**Written task:** Repeat, exactly and only, the lines from the beginning of the data through the line with "tri_err = [2, 2, 2, 9, 3, 8, 31, 23, 45, 25]". Pictures are left out.
-- start Supplied material --
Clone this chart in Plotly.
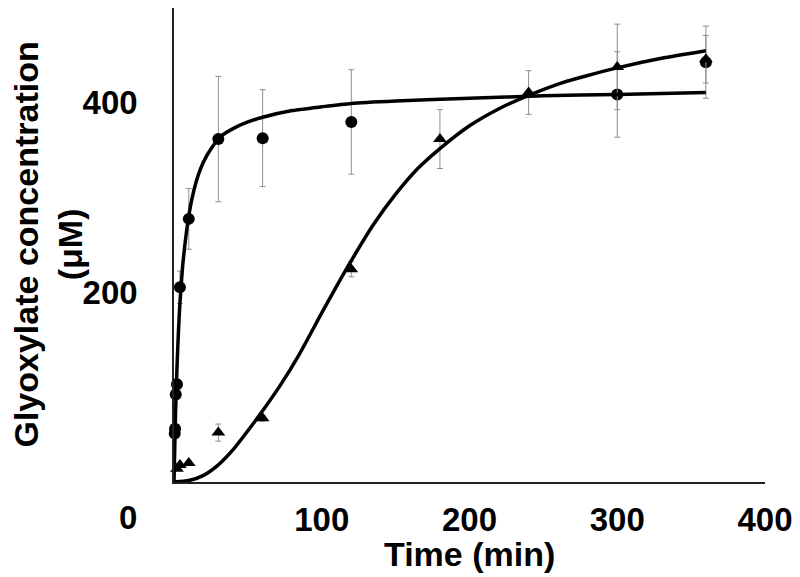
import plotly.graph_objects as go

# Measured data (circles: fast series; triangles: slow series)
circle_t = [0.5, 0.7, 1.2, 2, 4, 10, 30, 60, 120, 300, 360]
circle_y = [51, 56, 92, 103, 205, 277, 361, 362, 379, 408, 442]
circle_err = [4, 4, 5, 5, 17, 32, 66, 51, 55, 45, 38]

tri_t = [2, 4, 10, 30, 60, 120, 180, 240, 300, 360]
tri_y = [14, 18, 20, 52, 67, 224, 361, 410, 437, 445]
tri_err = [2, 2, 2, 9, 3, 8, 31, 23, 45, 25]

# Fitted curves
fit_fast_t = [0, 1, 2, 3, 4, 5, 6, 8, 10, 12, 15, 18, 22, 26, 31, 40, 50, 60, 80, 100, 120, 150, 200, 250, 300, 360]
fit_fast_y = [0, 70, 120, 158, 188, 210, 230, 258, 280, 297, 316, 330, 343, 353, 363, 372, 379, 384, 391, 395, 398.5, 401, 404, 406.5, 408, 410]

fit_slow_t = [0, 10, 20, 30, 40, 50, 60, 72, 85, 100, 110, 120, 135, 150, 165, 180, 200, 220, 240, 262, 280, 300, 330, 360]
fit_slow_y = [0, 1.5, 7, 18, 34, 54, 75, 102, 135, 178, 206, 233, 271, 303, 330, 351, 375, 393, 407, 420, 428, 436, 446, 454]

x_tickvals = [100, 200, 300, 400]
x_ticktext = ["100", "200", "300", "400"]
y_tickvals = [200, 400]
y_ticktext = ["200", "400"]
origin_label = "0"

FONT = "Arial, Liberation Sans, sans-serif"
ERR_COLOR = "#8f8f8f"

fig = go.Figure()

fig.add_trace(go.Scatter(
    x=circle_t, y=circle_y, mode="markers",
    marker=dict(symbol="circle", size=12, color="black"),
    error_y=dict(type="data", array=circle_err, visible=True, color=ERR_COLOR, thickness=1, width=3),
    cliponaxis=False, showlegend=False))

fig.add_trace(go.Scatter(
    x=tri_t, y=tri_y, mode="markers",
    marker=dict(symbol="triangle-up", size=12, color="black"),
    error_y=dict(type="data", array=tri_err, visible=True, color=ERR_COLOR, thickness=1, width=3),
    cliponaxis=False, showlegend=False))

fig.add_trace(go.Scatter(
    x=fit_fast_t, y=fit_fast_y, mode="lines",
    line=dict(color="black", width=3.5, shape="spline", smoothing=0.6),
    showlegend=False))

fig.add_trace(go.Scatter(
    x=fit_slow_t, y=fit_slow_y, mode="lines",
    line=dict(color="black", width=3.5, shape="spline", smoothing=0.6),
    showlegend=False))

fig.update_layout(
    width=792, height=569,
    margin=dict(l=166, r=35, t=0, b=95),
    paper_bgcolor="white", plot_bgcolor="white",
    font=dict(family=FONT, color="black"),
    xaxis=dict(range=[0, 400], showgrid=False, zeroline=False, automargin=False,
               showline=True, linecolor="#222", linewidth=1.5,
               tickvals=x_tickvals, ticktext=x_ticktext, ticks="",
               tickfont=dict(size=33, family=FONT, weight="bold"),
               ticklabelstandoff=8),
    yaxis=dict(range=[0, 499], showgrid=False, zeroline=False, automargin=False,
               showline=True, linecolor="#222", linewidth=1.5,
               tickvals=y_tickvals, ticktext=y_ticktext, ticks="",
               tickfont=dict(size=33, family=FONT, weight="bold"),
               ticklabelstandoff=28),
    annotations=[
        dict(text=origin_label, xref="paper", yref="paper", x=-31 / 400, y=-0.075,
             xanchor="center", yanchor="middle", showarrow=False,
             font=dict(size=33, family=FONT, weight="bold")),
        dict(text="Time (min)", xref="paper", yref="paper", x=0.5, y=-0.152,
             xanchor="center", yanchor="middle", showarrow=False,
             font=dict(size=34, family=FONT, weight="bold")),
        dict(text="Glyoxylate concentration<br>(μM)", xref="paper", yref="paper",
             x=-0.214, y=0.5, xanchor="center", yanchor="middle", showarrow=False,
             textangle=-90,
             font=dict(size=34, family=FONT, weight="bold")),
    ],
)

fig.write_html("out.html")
-- end Supplied material --
**Correct response:**
Clone this chart in Plotly.
import plotly.graph_objects as go

# Measured data (circles: fast series; triangles: slow series)
circle_t = [0.5, 0.7, 1.2, 2, 4, 10, 30, 60, 120, 300, 360]
circle_y = [51, 56, 92, 103, 205, 277, 361, 362, 379, 408, 442]
circle_err = [4, 4, 5, 5, 17, 32, 66, 51, 55, 45, 38]

tri_t = [2, 4, 10, 30, 60, 120, 180, 240, 300, 360]
tri_y = [14, 18, 20, 52, 67, 224, 361, 410, 437, 445]
tri_err = [2, 2, 2, 9, 3, 8, 31, 23, 45, 25]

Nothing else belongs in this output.